Turkish intransigence has always lain in the fact that while the Turkish side pretended it was ready to discuss federation, the positions it actually advanced were those of confederation. What it is now doing is to state openly that it does not accept federation and wants confederation. To elaborate on this, le me put it this way: Why has there been no progress in Cyprus settlement? The answer is the Turkish side's demand for recognition of separate sovereignty and equal representation in the federal government and its demand for a rotation presidency and for decisions to be taken not by majority but by consensus, which are characteristics of confederation and not federation.

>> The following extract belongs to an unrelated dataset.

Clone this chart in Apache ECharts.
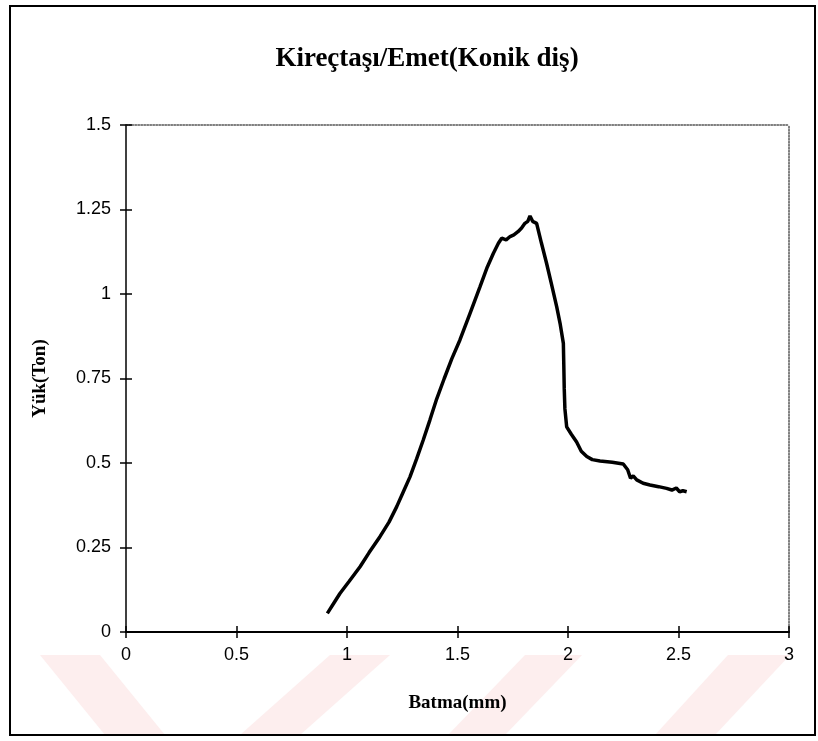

Another firm position of the Turkish side is the exchange of property. In other words Greek properties in the region that will come under Turkish administration in the north will become Turkish and Turkish properties in the Greek- administered region in the south will become Greek, while compensation will be determined according to the size of the properties. This had always been a firm position of the Turkish side and has never changed.
The principle of freedom of settlement was never accepted by the Turks. As for the principle of freedom of movement, they have indicated that they may accept the idea, but under certain conditions.
Moving on to the question of the future security of Cyprus, the Turks have always insisted on the Treaty of Guarantee which they interpret quite wrongly as envisaged the right to military intervention and the presence of Turkish troops in Cyprus - not ELDYK and TOURDYK troops envisaged in the Treaty of Alliance, but a large force of 5,000-7,000 troops. This is what they have said, not tot me personally, but to various diplomats.
Therefore all these positions have always been those of the Turkish side to this day. The reason these positions have never changed is that the international community is content to say that it supports the good offices mission of the UN Secretary - General without in fact exercising any pressure on Ankara to change its positions. And for as long as this stance continues, Turkey of course will not feel any substantive pressure. For this reason, if there is to be any progress on Cyprus, this will depend to a large extent on whether there will be a change of attitude on the part of those powers that can influence turkey to change its positions.
At the moment we have numerous promises. I am not one of those people who rely on promises to solve our problem as I have been on the Cyprus political scene for at least 40 years and I have heard many promises in the past without seeing any results. But what is important is the effort on our part to create those preconditions which will lead the powerful countries to take a different stand vis-à-vis the Turkish side.
I also believe that Cyprus' accession course will play a tremendous role in the finding of a solution to the Cyprus problem because as the day of accession to the European Union approaches Turkey will be all the more compelled to review its stand. It is here that we must state now, clearly and emphatically, what we don not accept so that others will not assume that we will sacrifice vital interests of the Cypriot people in exchange for accession to the European Union.
I now come to the subject of how the future of Cyprus can be safeguarded. This is connected with the question of future guarantees, the withdrawal of foreign troops and demilitarization. I firmly believe that, irrespective of whether we want it to be so or not, there are fears about security - different fears for the Greek Cypriot community and different ones of the Turkish Cypriot community. Irrespective of whether these concerns are reasonable or not, they exist and therefore must be dealt with in order to create a climate of trust.
The Greek Cypriot community fears that Turkey, using the Turkish Cypriot community as a bridgehead, will attempt on e day to expand and occupy the whole of Cyprus of its own purposes. The Turkish Cypriots on the other hand fear that the Greek Cypriots, being the majority on the island, will one day dominate it, turn the Turkish Cypriots into an oppressed minority, and create a second Greek state which will unite with Greece. It makes no difference if these fears are reasonable or unreasonable. We must accept that they exist. And how are these concerns dealt with? They are dealt with by the Treaty of Guarantee as it stands.
Are they dealt with by the presence of increased Greek and Turkish forces or troops in Cyprus? The answer is no. Cyprus must be demilitarized. And demilitarization is not as Mr. Denktash means it, which is that Greece and Turkey will have an army on the island and not the Federal Republic of Cyprus. This would not be demilitarization but the subjugation of Cyprus and its transformation from an independent state into a protectorate.
The answer is that, recognizing that this strong fear exists, an international force must be stationed in Cyprus for a certain period of time, which I shall not define, with a mandate from the UN Security Council and the right to intervene automatically if either of the two communities jeopardizes by illegal actions the independence and territorial integrity of Cyprus, or threatens the other community, or by illegal actions tires to violate what has been agreed. This force must replace any Greek or Turkish military presence and must draw its authority from the Security Council mandate. One could say that on his point the two communities can rest assured.
But experience has also shown that it is natural for any tension in Cyprus to spill over into Greece and Turkey since these countries are guarantor powers. Instead of it being confined to Cyprus and tackled with it will become a national issue between these two states.
However, I believe our accession to the European Union will overcome this problem too because any tension can be resolved in a wider context extending beyond Greek - Turkish relations, that is within the context of the European Union.